City don’t seem to have the solutions. They don’t currently have the attack, or the defence. Guardiola’s side have now only hit 10 goals in eight games, and haven’t scored more than once in a Premier League match since September. By contrast, it’s more than two a game for Spurs.
Who could have imagined that over the last few years of what was developing into a rather one-sided rivalry? Mourinho has started to turn that on its head, just as he has turned Spurs into challengers.
The game was really won from those first few minutes.
Son Heung-Min’s opening goal was not just the decisive moment, but a defining one, given what it said about both sides.
It was of course so simply taken, to the point there was so little to it, but there was so much wrapped up in that.
On one side, there was the resurgence of Tanguy N’Dombele. His ball through may have been easy, but there was real craft to his delivery. This is a player, let’s not forget, who looked doomed under Mourinho; as if the manager just wasn’t going to ever have him. He is now on supreme form.
You can’t quite say the same for City’s backline.
Both Aymeric Laporte and Ruben Dias are two centre-halves of the highest standards, but this was defending of the lowest standard. It was staggering how easy it was for one Harry Kane run to completely unravel the back four, dragging Laporte away so Son could finish.
That was ÂŁ121m worth of centre-halves allowing a gap that big.
There is a wider point there, which might well be that the manager’s structure of the defence is now almost as influential than the quality they bring in. The same problems seem to persist regardless of who is in the defence, and they are also issues for Guardiola that long precede his time at City.
The game was almost perfectly set up for Spurs then.
All they had to do was sit back against a team that hadn’t scored more than one goal in a league game since September, and burst with a counter-attack that had more than two a game.
That did still require some real concentration, and commitment, mind. This was best typified by Toby Alderweireld, who offered a series of full-blooded challenges just when City looked like breaking through.
One, on Gabriel Jesus shortly after the Son goal, was utterly vintage defending.
This was where the real questions came in about City’s attack.
It was so often as if they were trying to do everything that you would associate with Guardiola’s greatest triumphs, but with so much less intensity. You could see the patterns, but couldn’t see the effects. It was the same principles of play, but different principles of application.
One of the few exceptions was Kevin De Bruyne, but he can’t do it all on his own.
And it was indicative that, just when the Belgian was beginning to exert his influence, Mourinho did that to a greater degree.
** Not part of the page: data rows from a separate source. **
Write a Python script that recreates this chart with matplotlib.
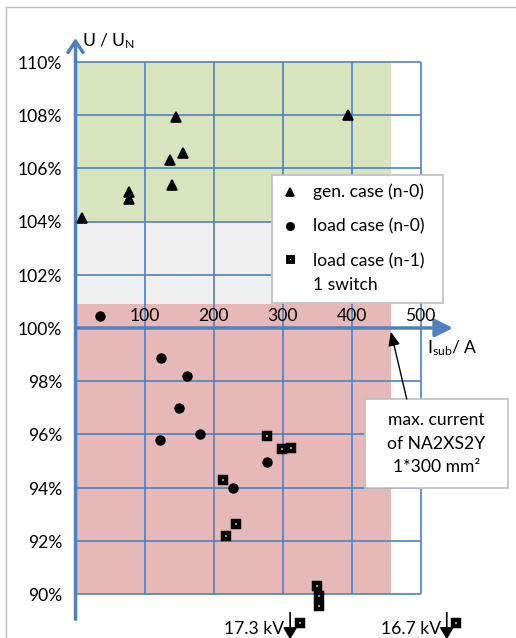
import matplotlib
matplotlib.use("Agg")
import matplotlib.pyplot as plt
from matplotlib.lines import Line2D
from matplotlib.patches import Rectangle

plt.rcParams['font.family'] = ['Lato', 'DejaVu Sans']
plt.rcParams['mathtext.fontset'] = 'custom'
plt.rcParams['mathtext.rm'] = 'Lato'
plt.rcParams['mathtext.it'] = 'Lato:italic'

# values (current in A, voltage in % of U_N)
gen_current = [9, 78, 78, 137, 140, 145, 156, 395]
gen_voltage = [104.15, 105.1, 104.85, 106.32, 105.38, 107.92, 106.57, 108.0]

load_current = [35, 122, 124, 150, 161, 181, 228, 278]
load_voltage = [100.45, 95.8, 98.86, 97.0, 98.21, 96.0, 93.98, 94.95]

n1_current = [214, 218, 232, 277, 299, 312, 350, 353, 353]
n1_voltage = [94.3, 92.18, 92.63, 95.95, 95.44, 95.5, 90.31, 89.94, 89.55]

# (n-1) cases far below the plotted range, shown under the axis with their voltage
off_current = [325, 552]
off_label = ['17.3 kV', '16.7 kV']

x_ticks = [100, 200, 300, 400, 500]
y_ticks = [90, 92, 94, 96, 98, 100, 102, 104, 106, 108, 110]

series_labels = ['gen. case (n-0)', 'load case (n-0)', 'load case (n-1)\n1 switch']

i_max = 457          # max. current of NA2XS2Y 1*300 mm²
band_green = (104, 110)
band_grey = (100.9, 104)
band_red = (90, 100.9)

blue = '#4f81bd'
fs = 12.6
W, H = 516, 638

tri_style = dict(marker='^', ms=7, mew=1.2, mfc='black', mec='black')
dot_style = dict(marker='o', ms=7.5, mew=0, mfc='black', mec='black')
sq_style = dict(marker='s', ms=4.0, mew=3.2, mfc='white', mec='black')

fig = plt.figure(figsize=(W / 100, H / 100), dpi=100)
ax = fig.add_axes([0.1330, 0.00643, 0.7756, 0.9715])
ax.set_xlim(-10, 570)
ax.set_ylim(88.5, 111.8)
ax.axis('off')


def fx(px):
    return px / W


def fy(py):
    return 1 - py / H


# chart frame (only top and left edge visible)
fig.add_artist(Line2D([fx(6), fx(6)], [0, fy(7)], color='#bfbfbf', lw=1))
fig.add_artist(Line2D([fx(6), 1], [fy(7), fy(7)], color='#bfbfbf', lw=1))

# background bands
ax.fill_between([0, i_max], *band_green, color='#d7e4bd', lw=0, zorder=0)
ax.fill_between([0, i_max], *band_grey, color='#f0f0f0', lw=0, zorder=0)
ax.fill_between([0, i_max], *band_red, color='#e6b9b8', lw=0, zorder=0)

# grid
ax.vlines(x_ticks, y_ticks[0], y_ticks[-1], color=blue, lw=1.2, zorder=1)
ax.hlines(y_ticks, 0, x_ticks[-1], color=blue, lw=1.2, zorder=1)

# axes with arrows
ax.annotate('', xy=(0, 110.9), xytext=(0, 89.05),
            arrowprops=dict(arrowstyle='->,head_length=0.45,head_width=0.3', lw=2.5,
                            color=blue, shrinkA=0, shrinkB=0, mutation_scale=18),
            zorder=2)
ax.annotate('', xy=(547, 100), xytext=(0, 100),
            arrowprops=dict(arrowstyle='-|>,head_length=0.6,head_width=0.3', lw=2.5,
                            color=blue, shrinkA=0, shrinkB=0, mutation_scale=18),
            zorder=2)

for y in y_ticks:
    ax.text(-19, y - 0.26, f'{y}%', ha='right', va='baseline', fontsize=fs)
for x in x_ticks:
    ax.text(x, 100.27, str(x), ha='center', va='baseline', fontsize=fs)

ax.text(9.4, 110.6, r'U / U$_\mathrm{N}$', ha='left', va='baseline', fontsize=fs)
ax.text(509, 99.06, r'I$_\mathrm{sub}$/ A', ha='left', va='baseline', fontsize=fs)

# data
ax.plot(gen_current, gen_voltage, ls='none', zorder=3, **tri_style)
ax.plot(load_current, load_voltage, ls='none', zorder=3, **dot_style)
ax.plot(n1_current, n1_voltage, ls='none', zorder=3, clip_on=False, **sq_style)

# off-scale (n-1) points
ax.plot(off_current, [88.92] * len(off_current), ls='none', zorder=3, clip_on=False,
        **sq_style)
for x, lab in zip(off_current, off_label):
    ax.text(x - 22, 88.5, lab, ha='right', va='baseline', fontsize=fs)
    ax.annotate('', xy=(x - 14, 88.3), xytext=(x - 14, 89.3),
                arrowprops=dict(arrowstyle='-|>,head_length=0.5,head_width=0.3', lw=1.2,
                                color='black', shrinkA=0, shrinkB=0, mutation_scale=14),
                annotation_clip=False)

# legend box
fig.add_artist(Rectangle((fx(272), fy(303)), fx(443) - fx(272), fy(175) - fy(303),
                         transform=fig.transFigure, facecolor='white',
                         edgecolor='#bfbfbf', lw=1.2, zorder=5))
marker_rows = [191.5, 225.5, 259]
text_rows = [197.3, 231, 290]      # baseline of the last line of each label
leg_styles = [dict(tri_style, ms=6), dict(dot_style, ms=6.5), dict(sq_style, ms=3.6, mew=2.8)]
for ym, yt, lab, st in zip(marker_rows, text_rows, series_labels, leg_styles):
    fig.add_artist(Line2D([fx(289.5)], [fy(ym)], ls='none', transform=fig.transFigure,
                          zorder=6, **st))
    fig.text(fx(313), fy(yt), lab, ha='left', va='baseline', fontsize=fs,
             linespacing=1.6, zorder=6)

# max. current note
ax.add_patch(Rectangle((419, 93.97), 207.5, 3.35, facecolor='white', edgecolor='#bfbfbf',
                       lw=1.2, zorder=5, clip_on=False))
ax.text(522.7, 95.65, 'max. current\nof NA2XS2Y\n1*300 mm²', ha='center', va='center',
        fontsize=fs, linespacing=1.6, zorder=6)
ax.annotate('', xy=(i_max, 99.86), xytext=(480, 97.33),
            arrowprops=dict(arrowstyle='-|>,head_length=0.6,head_width=0.25', lw=1,
                            color='black', shrinkA=0, shrinkB=0, mutation_scale=14),
            zorder=6)

fig.savefig('out.png', dpi=100)
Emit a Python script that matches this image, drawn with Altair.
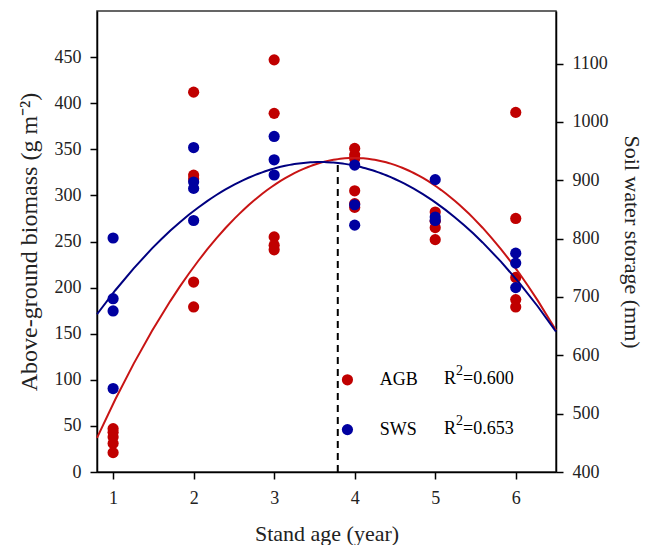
import altair as alt
import pandas as pd

# ---- data ----
agb_age = [1, 1, 1, 1, 1,
           2, 2, 2, 2, 2,
           3, 3, 3, 3, 3,
           4, 4, 4, 4, 4, 4,
           5, 5, 5, 5,
           6, 6, 6, 6, 6]
agb_value = [47, 43, 38, 31, 21,
             412, 322, 318, 206, 179,
             447, 389, 255, 246, 241,
             351, 344, 340, 305, 291, 287,
             282, 272, 265, 252,
             390, 275, 211, 187, 179]

sws_age = [1, 1, 1, 1,
           2, 2, 2, 2,
           3, 3, 3,
           4, 4, 4,
           5, 5, 5,
           6, 6, 6]
sws_value = [801, 697, 676, 543,
             956, 897, 886, 831,
             975, 935, 909,
             926, 858, 823,
             901, 837, 831,
             775, 758, 716]

x_ticks = [1, 2, 3, 4, 5, 6]
left_ticks = [0, 50, 100, 150, 200, 250, 300, 350, 400, 450]
right_ticks = [400, 500, 600, 700, 800, 900, 1000, 1100]

legend_labels = ["AGB", "SWS"]
legend_r2 = ["=0.600", "=0.653"]
legend_colors = ["#C00000", "#0000A0"]

peak_age = 3.79
peak_value = 335

# ---- tables ----
agb = pd.DataFrame({"age": agb_age, "value": agb_value})
sws = pd.DataFrame({"age": sws_age, "value": sws_value})
legend = pd.DataFrame({"label": legend_labels, "r2": legend_r2,
                       "color": legend_colors, "ly": [100, 46]})
peak = pd.DataFrame({"age": [peak_age], "y0": [0], "y1": [peak_value]})

FONT = "Liberation Serif"

xscale = alt.Scale(domain=[0.8, 6.5], nice=False, zero=False)
xaxis = alt.Axis(values=x_ticks, format="d", title="Stand age (year)",
                 labelPadding=10, titlePadding=16, titleFontSize=22)
lscale = alt.Scale(domain=[0, 500], nice=False)
rscale = alt.Scale(domain=[400, 1190], nice=False, zero=False)
laxis = alt.Axis(values=left_ticks, format="d",
                 title="Above-ground biomass (g m\u207b\u00b2)",
                 orient="left", labelPadding=9, titlePadding=13, titleFontSize=24)
raxis = alt.Axis(values=right_ticks, format="d", title="Soil water storage (mm)",
                 orient="right", labelPadding=9, titlePadding=11, titleFontSize=22)

X = alt.X("age:Q", scale=xscale, axis=xaxis)

agb_pts = alt.Chart(agb).mark_circle(size=125, opacity=1, color="#C00000").encode(
    x=X, y=alt.Y("value:Q", scale=lscale, axis=laxis))
agb_fit = alt.Chart(agb).transform_regression(
    "age", "value", method="poly", order=2, extent=[0.8, 6.5]
).mark_line(color="#C81414", strokeWidth=2).encode(
    x=X, y=alt.Y("value:Q", scale=lscale, axis=laxis))
peak_rule = alt.Chart(peak).mark_rule(color="black", strokeWidth=2,
                                      strokeDash=[7, 5]).encode(
    x=X, y=alt.Y("y0:Q", scale=lscale, axis=laxis), y2="y1:Q")
leg_pts = alt.Chart(legend).mark_circle(size=125, opacity=1).encode(
    x=alt.datum(3.91), y=alt.Y("ly:Q", scale=lscale, axis=laxis),
    color=alt.Color("color:N", scale=None))
leg_txt = alt.Chart(legend).mark_text(align="left", baseline="middle",
                                      fontSize=18, font=FONT, color="black").encode(
    x=alt.datum(4.31), y=alt.Y("ly:Q", scale=lscale, axis=laxis), text="label:N")
leg_R = alt.Chart(legend).mark_text(align="left", baseline="middle",
                                    fontSize=18, font=FONT, color="black", dy=-1).encode(
    x=alt.datum(5.11), y=alt.Y("ly:Q", scale=lscale, axis=laxis), text=alt.value("R"))
leg_sup = alt.Chart(legend).mark_text(align="left", baseline="middle",
                                      fontSize=14, font=FONT, color="black",
                                      dx=12, dy=-9).encode(
    x=alt.datum(5.11), y=alt.Y("ly:Q", scale=lscale, axis=laxis), text=alt.value("2"))
leg_r2 = alt.Chart(legend).mark_text(align="left", baseline="middle",
                                     fontSize=18, font=FONT, color="black",
                                     dx=19, dy=-1).encode(
    x=alt.datum(5.11), y=alt.Y("ly:Q", scale=lscale, axis=laxis), text="r2:N")

left = alt.layer(agb_pts, agb_fit, peak_rule, leg_pts, leg_txt, leg_R, leg_sup, leg_r2)

sws_fit = alt.Chart(sws).transform_regression(
    "age", "value", method="poly", order=2, extent=[0.8, 6.5]
).mark_line(color="#000080", strokeWidth=2).encode(
    x=X, y=alt.Y("value:Q", scale=rscale, axis=raxis))
sws_pts = alt.Chart(sws).mark_circle(size=125, opacity=1, color="#0000A0").encode(
    x=X, y=alt.Y("value:Q", scale=rscale, axis=raxis))

right = alt.layer(sws_fit, sws_pts)

chart = alt.layer(left, right).resolve_scale(y="independent").properties(
    width=459, height=461,
    autosize=alt.AutoSizeParams(type="none"),
    padding={"left": 89, "top": 3, "right": 87, "bottom": 73},
).configure(font=FONT).configure_view(
    stroke="#333333", strokeWidth=1.5
).configure_axis(
    grid=False, domainColor="black", domainWidth=1.5, tickColor="black",
    tickWidth=1.5, tickSize=7, labelFont=FONT, labelFontSize=18,
    labelColor="#222222", titleFont=FONT,
    titleFontWeight="normal", titleColor="#222222"
)

chart.save("out.html", embed_options={"renderer": "svg", "actions": False})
The Spurs manager had clearly noticed the game was swinging, so swung it back, with a key substitution.

Giovani Lo Celso was brought on to steady things, and keep control, but not even Mourinho could have thought that would extend to the scoreline as much as the play. With his first touches, the Argentine won the game. City, meanwhile, again just lost concentration.

In response, the deposed champions had nothing. They drew another blank.
There was meanwhile just a blank look on Guardiola’s face, as he could be seen staring into space on the bench in those futile final minutes.
None of that with Spurs. They were full of emotion, and ultimately took full points.